Zuma Bangkok introduces a range of new dishes designed to appeal not only to aficionados of the Japanese izayaka dining style.
By Percy Roxas
Bangkokians are notorious for being fickle-minded, especially when it comes to dining places. With more and more dining places in the city opening by the day — and seemingly each getting better than ever too — who can blame them? There are just so many options available to Bangkok foodies these days.
Not surprisingly Bangkok restaurants are trying to outdo one another in providing what they feel will transform even their most fickle-minded guest into a loyal regular fan.
Even Zuma Restaurant, that award-winning interpretation of the Japanese izakaya style of informal eating and drinking, cannot standstill in the thick of this competition and mindset.
Zuma Restaurant recently introduced some new dishes designed to complement its existing attractions such as the thinly sliced sea bass with yuzu, truffle oil, and salmon roe; spicy beef tenderloin with sesame, red chili, and sweet soy; dynamite spider maki roll; and baby chicken marinated in barley miso.
We were recently invited to sample Zuma’s new dishes — and what a food tasting it turned out to be.
Our group was served several amazing dishes, which we savored with much gusto amid an atmosphere of utter conviviality. Presented in a casual fun way for all members of the group to share, the new dishes included spicy crab miso soup, which is a delightful modern take on the traditional Japanese soup staple, with its exquisite crab taste lingering to the soup’s very last drop. Truly, this miso soup puts other miso soups in the city to shame.
Another one is the pork belly salad, served with cabbage and sesame ponzu dressing, which is really a thin slice of succulent, not-too-fatty pork wrapped around a bunch of crunchy greens balanced by a creamy, limey ponzu dressing. Pork belly dishes like this are now a trend in Bangkok, but few can equal the savory edge this one brings to the table. This, you’ll relish to the last bite.
Then, there is the rock shrimp tempura, which we didn’t try much because we are really trying to shy away from too much fried food. But in fact, this one doesn’t look frighteningly oily at all; probably because — as the chef points out — they use light airy batter to deep-fry them. Indeed, they look absolutely appetizing with their crispy, crunchy appearance; the flavor made more zesty yummy by chili mayo and fresh lime.
But on top of our instant favorites was the beef tartar with crispy nori toast, fresh shiso and garlic chips with Oscietra caviar. It’s another wonderful blending of East-West inspiration in modern cuisine. Served in a small bowl, the well-seasoned raw meat is so flavorful, with an exotic tang that is probably the result of combining wasabi, avocado, and caviar. Shamelessly, I took advantage of the fact that some members of the group don’t eat beef; I kept digging into it until the bowl was empty.

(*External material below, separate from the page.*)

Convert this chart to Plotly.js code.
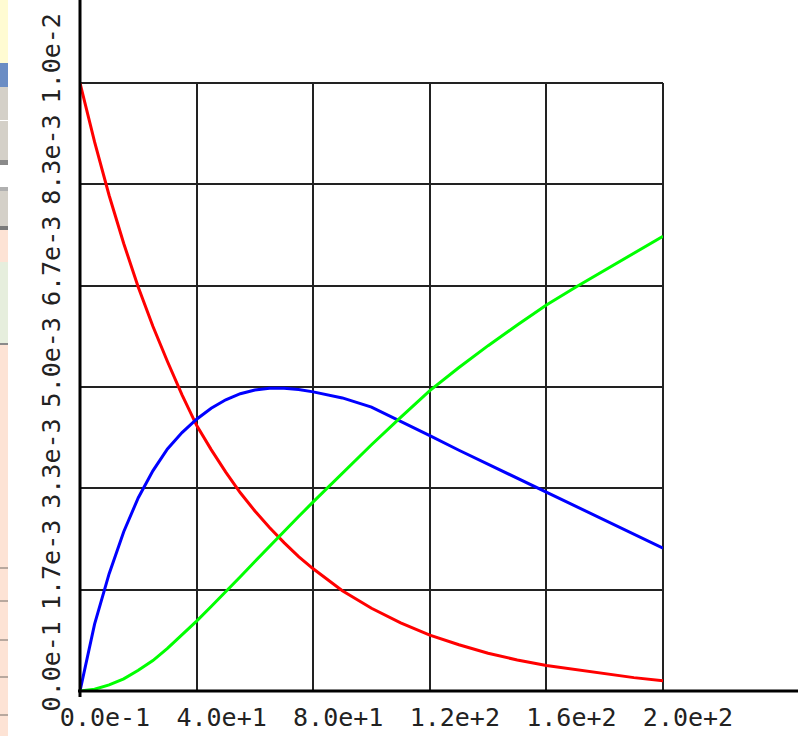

A dish that can definitely set the hungry heart warm is the cold crab somen noodle salad with spicy lemon dressing. Don’t underrate this one. It’s a refreshing, light dish, with a taste that could have come from the delicate notes of a sensual symphony (see its effect on me?). The amazing blend of flavors are revealed after you hold the food in your mouth for a few seconds.
But the one that really made our jaw drop was the barbequed pork rib with spicy cashew nuts and spring onions. In presentation and taste, this is a clear-cut winner. The char-grilled ribs were crispy on the outside and tender on the inside – so tender, in fact, that they automatically fall off the bone as you pick them up. Delicious, melt-in-the-mouth, this one is a real must-try whether you’re a Zuma first-timer or not.
And we haven’t told you about the tiger prawn skewers with sour shiso dip, which I must say, simply tantalizes.
The highlight of our food tasting was the two new desserts: passion fruit and chocolate cake with tonka bean ice cream and jasmine cream, genmai cha biscuit, sake poached apple and jasmine ice cream – each of which makes for a perfect highlight to a perfect fun meal.
Now, like Zuma’s other specialties, these new dishes are designed for sharing. That’s the basic idea of eating at Zuma. The dishes come from three different kitchens; the main kitchen, robata counter, and sushi bar. The combination of the three different cooking styles results in a mixture of tastes, temperatures, and textures that create an exciting and fun dining experience.
Those who have been to Zuma are also all-praise for the use of organic textured materials and traditional textiles that helped the restaruant create the perfect environment in which to enjoy its award-winning cuisine. As Zuma’s founder Chef Rainer Becker said: “Zuma is a modern Japanese restaurant, yet it respects tradition not only in the food but also in the design and approach.”
Indeed, Zuma’s overall energy very much complements the lively cosmopolitan yet traditional character of Bangkok. Conclusion: While some new Bangkok restaurants may come and go with the fleeting trend, we think Zuma most likely will stay. Definitely, it has got what it takes to be a lasting favorite.